** begin **
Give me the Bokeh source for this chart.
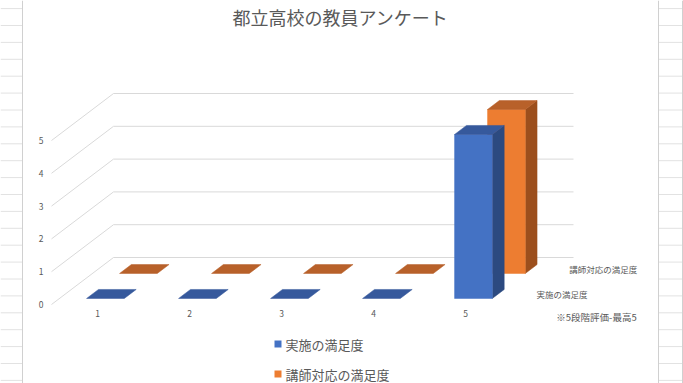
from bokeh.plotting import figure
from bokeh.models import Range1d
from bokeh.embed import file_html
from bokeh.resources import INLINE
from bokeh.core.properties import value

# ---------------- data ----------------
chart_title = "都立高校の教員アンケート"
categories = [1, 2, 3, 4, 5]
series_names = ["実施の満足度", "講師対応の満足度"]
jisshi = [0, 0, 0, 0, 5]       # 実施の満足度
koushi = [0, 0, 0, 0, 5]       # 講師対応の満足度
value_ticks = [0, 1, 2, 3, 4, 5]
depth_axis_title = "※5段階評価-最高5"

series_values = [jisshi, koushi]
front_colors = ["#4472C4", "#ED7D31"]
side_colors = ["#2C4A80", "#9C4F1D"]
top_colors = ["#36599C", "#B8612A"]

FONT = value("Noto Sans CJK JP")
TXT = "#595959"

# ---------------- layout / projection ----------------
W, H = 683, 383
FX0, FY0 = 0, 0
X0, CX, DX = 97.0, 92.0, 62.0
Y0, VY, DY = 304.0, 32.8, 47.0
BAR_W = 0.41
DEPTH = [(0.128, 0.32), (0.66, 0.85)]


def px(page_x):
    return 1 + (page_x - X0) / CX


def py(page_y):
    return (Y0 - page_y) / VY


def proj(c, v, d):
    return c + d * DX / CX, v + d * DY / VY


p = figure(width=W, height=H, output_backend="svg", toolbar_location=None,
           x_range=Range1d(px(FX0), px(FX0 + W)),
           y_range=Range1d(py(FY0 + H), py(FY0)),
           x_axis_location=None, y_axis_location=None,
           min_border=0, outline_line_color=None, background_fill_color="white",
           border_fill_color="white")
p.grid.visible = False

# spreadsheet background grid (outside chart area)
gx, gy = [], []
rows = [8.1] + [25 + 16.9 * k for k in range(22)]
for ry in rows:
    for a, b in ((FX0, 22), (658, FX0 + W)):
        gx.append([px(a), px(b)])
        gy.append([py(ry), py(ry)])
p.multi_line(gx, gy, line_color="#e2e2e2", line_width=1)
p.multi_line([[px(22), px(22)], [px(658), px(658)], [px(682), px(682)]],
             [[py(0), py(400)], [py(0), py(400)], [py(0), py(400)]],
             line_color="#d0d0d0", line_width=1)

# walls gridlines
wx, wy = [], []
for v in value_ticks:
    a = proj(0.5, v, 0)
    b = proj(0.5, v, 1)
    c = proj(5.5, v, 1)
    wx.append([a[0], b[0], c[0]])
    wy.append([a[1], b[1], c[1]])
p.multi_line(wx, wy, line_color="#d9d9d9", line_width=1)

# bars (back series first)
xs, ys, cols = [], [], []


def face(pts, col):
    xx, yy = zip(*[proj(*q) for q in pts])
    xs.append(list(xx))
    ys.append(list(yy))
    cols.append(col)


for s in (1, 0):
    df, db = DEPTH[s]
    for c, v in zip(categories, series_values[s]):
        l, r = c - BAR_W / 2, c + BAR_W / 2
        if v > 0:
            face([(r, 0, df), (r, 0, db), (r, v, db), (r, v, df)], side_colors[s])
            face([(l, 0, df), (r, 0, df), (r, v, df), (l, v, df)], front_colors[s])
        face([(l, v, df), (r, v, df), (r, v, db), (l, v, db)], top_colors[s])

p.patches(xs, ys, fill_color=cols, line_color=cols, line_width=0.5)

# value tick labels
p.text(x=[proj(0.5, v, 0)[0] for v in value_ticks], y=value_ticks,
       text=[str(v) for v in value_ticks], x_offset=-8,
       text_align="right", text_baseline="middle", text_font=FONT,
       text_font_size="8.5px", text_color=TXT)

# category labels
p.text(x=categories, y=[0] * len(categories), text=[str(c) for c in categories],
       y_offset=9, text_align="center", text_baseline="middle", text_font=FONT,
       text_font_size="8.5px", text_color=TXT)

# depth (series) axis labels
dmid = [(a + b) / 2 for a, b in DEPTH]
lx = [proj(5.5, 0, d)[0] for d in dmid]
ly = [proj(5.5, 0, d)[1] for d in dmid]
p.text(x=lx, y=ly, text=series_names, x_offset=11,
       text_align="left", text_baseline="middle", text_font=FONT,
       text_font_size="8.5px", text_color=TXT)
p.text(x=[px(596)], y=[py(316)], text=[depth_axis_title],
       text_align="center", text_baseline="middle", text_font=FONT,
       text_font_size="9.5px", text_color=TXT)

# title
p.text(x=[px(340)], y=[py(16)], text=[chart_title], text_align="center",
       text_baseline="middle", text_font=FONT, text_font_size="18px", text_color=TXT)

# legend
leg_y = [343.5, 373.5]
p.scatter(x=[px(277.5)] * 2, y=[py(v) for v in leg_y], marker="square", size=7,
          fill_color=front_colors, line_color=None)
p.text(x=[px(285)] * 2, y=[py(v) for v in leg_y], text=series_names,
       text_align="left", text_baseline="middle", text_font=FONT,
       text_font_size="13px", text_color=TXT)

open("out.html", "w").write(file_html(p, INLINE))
** end **
BRIEF:
Output exactly the span of lines from the top of the listing through the line holding "from bokeh.core.properties import value", and leave every picture out.

CORRECT RESULT:
Give me the Bokeh source for this chart.
from bokeh.plotting import figure
from bokeh.models import Range1d
from bokeh.embed import file_html
from bokeh.resources import INLINE
from bokeh.core.properties import value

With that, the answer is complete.